Stored entries:

▬▬▬

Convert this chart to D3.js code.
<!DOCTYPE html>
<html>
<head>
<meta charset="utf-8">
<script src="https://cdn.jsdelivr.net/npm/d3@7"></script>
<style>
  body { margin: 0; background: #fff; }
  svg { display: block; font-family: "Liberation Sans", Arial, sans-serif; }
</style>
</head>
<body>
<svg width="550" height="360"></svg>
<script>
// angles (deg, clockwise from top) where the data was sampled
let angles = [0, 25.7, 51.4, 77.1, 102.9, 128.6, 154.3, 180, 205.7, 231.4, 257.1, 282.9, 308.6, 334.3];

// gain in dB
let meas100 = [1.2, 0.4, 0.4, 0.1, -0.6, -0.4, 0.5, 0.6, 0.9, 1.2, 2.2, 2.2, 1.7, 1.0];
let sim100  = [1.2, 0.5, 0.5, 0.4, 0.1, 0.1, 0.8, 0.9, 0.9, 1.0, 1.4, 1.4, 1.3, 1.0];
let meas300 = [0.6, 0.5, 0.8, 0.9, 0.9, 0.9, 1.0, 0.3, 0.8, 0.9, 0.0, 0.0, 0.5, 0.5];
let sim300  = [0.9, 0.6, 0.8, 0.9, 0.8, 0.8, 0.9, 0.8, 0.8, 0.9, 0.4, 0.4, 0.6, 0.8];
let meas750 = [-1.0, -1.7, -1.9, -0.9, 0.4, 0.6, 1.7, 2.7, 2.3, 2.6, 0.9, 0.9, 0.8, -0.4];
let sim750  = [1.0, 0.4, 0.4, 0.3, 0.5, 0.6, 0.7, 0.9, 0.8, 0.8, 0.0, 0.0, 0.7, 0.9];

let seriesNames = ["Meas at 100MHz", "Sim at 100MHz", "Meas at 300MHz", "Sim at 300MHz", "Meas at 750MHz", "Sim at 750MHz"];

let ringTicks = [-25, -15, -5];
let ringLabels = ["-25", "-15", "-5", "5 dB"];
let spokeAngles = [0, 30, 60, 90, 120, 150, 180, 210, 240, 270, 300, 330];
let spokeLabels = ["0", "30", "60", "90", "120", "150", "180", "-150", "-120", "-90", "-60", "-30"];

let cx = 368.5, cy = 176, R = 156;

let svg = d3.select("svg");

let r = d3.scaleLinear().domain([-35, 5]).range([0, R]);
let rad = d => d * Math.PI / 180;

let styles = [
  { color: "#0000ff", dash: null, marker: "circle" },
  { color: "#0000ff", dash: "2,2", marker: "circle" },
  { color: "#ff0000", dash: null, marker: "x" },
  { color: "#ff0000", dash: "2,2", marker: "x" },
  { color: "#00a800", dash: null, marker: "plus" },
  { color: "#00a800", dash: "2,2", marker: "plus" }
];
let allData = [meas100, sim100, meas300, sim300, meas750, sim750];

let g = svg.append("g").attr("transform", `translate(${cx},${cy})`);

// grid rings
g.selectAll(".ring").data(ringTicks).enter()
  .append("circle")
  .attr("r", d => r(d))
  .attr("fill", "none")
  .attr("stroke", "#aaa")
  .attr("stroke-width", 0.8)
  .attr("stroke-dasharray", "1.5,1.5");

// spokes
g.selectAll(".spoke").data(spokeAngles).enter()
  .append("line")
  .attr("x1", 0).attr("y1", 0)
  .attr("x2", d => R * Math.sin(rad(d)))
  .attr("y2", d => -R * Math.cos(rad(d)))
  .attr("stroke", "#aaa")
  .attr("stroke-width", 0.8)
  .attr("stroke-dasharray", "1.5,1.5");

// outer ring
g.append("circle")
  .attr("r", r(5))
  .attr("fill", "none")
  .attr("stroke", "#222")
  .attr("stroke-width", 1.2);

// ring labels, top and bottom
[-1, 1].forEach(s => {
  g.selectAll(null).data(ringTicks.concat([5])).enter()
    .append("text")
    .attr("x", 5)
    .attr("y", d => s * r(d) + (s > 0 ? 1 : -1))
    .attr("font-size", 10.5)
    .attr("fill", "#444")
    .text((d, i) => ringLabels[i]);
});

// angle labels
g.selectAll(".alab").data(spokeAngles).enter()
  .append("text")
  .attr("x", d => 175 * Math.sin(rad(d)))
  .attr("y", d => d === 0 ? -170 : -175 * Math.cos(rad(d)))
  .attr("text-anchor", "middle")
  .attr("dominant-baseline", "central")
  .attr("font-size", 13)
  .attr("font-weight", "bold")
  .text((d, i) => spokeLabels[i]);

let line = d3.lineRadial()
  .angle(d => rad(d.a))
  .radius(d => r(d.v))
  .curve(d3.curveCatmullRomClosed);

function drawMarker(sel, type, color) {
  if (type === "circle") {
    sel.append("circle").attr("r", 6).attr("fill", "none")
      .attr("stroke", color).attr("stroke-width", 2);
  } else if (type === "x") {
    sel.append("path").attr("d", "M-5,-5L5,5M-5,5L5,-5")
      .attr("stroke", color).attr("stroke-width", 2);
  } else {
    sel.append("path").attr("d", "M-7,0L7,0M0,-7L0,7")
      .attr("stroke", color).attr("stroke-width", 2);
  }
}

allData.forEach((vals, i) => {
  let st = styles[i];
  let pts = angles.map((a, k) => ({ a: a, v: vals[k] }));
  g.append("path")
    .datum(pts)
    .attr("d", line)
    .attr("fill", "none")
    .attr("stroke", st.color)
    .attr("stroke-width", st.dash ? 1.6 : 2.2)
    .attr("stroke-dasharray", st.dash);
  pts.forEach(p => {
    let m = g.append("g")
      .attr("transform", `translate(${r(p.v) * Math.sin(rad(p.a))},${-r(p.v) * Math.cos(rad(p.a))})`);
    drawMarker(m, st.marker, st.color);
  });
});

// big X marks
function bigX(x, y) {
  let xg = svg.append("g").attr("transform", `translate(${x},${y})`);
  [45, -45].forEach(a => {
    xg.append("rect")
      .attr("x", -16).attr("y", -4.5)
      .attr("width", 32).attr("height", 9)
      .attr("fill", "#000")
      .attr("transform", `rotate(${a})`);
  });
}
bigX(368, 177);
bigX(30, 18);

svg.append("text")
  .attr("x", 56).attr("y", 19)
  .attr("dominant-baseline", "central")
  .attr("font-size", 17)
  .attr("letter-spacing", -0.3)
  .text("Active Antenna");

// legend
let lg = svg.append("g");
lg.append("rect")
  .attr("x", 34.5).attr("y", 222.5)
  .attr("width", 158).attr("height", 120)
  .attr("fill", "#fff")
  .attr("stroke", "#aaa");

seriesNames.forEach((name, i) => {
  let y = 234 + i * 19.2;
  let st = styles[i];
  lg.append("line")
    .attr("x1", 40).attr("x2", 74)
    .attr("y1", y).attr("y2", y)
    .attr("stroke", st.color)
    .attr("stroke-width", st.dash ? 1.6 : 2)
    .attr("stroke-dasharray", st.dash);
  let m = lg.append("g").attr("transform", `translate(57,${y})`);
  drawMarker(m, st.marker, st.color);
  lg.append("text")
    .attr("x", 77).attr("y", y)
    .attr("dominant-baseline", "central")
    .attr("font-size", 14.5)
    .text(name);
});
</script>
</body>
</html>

▬▬▬

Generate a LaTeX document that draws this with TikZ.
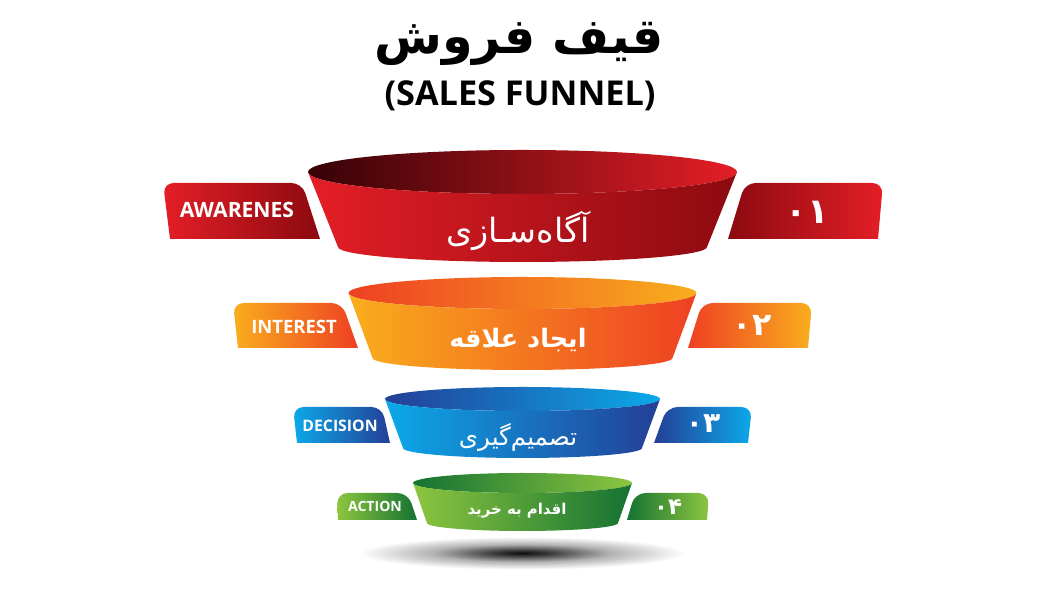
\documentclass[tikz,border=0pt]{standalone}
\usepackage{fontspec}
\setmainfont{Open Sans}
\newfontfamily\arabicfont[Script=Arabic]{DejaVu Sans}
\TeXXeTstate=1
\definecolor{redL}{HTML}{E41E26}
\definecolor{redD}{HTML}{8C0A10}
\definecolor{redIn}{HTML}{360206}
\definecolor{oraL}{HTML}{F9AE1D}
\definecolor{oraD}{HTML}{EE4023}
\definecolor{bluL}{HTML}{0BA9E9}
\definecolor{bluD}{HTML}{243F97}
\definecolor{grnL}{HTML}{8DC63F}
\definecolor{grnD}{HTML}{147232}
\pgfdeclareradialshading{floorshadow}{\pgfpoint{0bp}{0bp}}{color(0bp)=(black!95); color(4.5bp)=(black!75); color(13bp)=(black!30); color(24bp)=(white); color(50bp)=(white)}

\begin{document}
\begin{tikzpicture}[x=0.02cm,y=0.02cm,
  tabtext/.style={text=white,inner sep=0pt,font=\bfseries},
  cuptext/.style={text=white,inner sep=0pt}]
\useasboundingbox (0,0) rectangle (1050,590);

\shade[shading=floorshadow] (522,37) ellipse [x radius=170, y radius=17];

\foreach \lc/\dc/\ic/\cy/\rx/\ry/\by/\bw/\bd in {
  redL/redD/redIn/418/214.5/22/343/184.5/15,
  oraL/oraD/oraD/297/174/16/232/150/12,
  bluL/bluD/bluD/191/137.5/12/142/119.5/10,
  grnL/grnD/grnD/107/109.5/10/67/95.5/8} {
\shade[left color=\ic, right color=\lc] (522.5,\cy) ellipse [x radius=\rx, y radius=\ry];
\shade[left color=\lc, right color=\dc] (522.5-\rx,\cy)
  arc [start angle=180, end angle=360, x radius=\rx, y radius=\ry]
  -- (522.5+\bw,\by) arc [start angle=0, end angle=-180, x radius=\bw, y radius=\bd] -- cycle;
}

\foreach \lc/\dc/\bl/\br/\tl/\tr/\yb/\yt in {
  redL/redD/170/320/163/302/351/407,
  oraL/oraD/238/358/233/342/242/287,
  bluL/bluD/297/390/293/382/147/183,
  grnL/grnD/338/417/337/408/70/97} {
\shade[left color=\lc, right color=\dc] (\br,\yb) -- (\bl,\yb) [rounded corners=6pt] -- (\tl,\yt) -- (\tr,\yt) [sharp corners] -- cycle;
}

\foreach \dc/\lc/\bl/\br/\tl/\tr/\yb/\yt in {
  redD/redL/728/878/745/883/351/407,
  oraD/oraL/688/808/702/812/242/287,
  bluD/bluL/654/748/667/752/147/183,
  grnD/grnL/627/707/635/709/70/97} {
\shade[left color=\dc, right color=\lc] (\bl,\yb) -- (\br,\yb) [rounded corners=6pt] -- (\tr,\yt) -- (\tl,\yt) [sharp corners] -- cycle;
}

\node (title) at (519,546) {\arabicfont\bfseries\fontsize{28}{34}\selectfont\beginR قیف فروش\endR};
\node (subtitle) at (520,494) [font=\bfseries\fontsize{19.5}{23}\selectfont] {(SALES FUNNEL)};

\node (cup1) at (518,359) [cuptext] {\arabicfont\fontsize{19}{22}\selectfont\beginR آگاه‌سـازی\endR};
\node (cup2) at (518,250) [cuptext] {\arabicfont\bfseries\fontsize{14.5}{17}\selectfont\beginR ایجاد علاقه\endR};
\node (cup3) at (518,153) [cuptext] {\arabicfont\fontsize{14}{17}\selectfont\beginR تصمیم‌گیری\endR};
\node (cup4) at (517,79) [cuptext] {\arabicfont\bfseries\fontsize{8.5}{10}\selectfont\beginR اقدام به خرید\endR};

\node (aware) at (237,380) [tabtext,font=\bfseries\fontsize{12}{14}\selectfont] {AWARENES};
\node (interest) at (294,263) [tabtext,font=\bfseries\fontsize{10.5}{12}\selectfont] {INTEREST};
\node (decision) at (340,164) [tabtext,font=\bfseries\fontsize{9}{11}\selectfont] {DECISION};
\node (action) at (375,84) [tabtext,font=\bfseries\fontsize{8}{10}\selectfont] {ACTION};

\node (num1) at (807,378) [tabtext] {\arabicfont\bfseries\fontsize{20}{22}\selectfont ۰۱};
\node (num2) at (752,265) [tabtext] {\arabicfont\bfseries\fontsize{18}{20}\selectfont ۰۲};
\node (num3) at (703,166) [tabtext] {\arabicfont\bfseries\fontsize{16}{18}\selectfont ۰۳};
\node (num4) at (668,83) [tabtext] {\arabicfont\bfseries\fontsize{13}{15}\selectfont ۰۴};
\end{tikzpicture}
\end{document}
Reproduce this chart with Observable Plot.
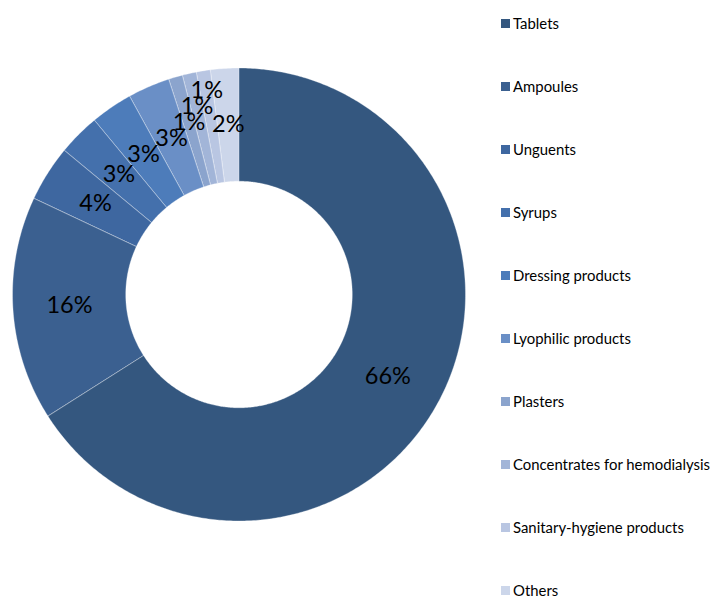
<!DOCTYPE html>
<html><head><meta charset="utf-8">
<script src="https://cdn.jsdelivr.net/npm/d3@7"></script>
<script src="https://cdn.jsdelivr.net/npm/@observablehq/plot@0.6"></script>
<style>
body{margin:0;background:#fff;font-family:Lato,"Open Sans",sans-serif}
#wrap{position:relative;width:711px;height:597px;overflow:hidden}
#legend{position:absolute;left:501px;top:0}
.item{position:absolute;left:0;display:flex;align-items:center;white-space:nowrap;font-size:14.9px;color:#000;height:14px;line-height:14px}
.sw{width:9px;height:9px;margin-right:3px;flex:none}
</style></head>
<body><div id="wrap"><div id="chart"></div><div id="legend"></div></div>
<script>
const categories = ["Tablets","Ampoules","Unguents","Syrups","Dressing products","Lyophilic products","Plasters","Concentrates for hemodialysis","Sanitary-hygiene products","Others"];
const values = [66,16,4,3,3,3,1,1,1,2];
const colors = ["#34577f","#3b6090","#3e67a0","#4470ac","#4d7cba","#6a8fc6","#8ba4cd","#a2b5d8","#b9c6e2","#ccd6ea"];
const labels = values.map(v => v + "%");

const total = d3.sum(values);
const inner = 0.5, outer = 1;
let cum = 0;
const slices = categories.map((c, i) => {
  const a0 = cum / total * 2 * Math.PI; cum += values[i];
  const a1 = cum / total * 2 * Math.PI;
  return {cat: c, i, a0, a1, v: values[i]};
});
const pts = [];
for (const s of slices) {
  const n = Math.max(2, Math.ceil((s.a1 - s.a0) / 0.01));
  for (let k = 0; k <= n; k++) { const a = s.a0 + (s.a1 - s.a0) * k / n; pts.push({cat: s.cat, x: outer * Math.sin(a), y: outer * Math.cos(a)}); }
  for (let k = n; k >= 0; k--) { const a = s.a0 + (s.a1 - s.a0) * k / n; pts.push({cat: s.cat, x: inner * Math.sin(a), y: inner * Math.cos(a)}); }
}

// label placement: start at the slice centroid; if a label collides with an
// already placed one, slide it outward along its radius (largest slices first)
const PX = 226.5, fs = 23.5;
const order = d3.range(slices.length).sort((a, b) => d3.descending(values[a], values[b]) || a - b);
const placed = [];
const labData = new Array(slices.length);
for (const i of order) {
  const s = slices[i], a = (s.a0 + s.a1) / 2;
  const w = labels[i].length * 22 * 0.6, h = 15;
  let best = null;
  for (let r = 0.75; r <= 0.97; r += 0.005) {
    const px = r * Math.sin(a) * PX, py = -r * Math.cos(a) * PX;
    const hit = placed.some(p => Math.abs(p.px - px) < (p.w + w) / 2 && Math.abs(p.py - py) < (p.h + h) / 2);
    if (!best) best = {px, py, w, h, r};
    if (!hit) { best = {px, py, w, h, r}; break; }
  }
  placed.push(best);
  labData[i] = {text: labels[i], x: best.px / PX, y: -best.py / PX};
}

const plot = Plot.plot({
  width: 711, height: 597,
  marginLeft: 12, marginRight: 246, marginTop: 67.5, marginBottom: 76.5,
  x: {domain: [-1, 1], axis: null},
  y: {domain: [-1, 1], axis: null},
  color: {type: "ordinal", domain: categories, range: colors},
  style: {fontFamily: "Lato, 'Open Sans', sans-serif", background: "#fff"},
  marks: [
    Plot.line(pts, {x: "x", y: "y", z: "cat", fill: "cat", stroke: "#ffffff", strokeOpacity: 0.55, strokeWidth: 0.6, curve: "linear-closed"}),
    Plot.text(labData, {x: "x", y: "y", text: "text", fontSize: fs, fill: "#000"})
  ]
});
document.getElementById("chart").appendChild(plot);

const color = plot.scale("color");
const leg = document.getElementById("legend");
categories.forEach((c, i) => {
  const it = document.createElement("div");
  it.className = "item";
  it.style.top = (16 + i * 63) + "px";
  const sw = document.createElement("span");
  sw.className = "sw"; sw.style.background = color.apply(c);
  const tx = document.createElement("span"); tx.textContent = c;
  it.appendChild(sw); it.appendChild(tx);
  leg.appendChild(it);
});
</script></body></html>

▬▬▬

→ **Do this**: Set down nothing but the lines from the one holding "Reproduce this chart with Observable Plot." through the one holding "const labels = values.map(v", both included, exactly as they appear; any picture is left out.

→ **Response for this exercise**:
Reproduce this chart with Observable Plot.
<!DOCTYPE html>
<html><head><meta charset="utf-8">
<script src="https://cdn.jsdelivr.net/npm/d3@7"></script>
<script src="https://cdn.jsdelivr.net/npm/@observablehq/plot@0.6"></script>
<style>
body{margin:0;background:#fff;font-family:Lato,"Open Sans",sans-serif}
#wrap{position:relative;width:711px;height:597px;overflow:hidden}
#legend{position:absolute;left:501px;top:0}
.item{position:absolute;left:0;display:flex;align-items:center;white-space:nowrap;font-size:14.9px;color:#000;height:14px;line-height:14px}
.sw{width:9px;height:9px;margin-right:3px;flex:none}
</style></head>
<body><div id="wrap"><div id="chart"></div><div id="legend"></div></div>
<script>
const categories = ["Tablets","Ampoules","Unguents","Syrups","Dressing products","Lyophilic products","Plasters","Concentrates for hemodialysis","Sanitary-hygiene products","Others"];
const values = [66,16,4,3,3,3,1,1,1,2];
const colors = ["#34577f","#3b6090","#3e67a0","#4470ac","#4d7cba","#6a8fc6","#8ba4cd","#a2b5d8","#b9c6e2","#ccd6ea"];
const labels = values.map(v => v + "%");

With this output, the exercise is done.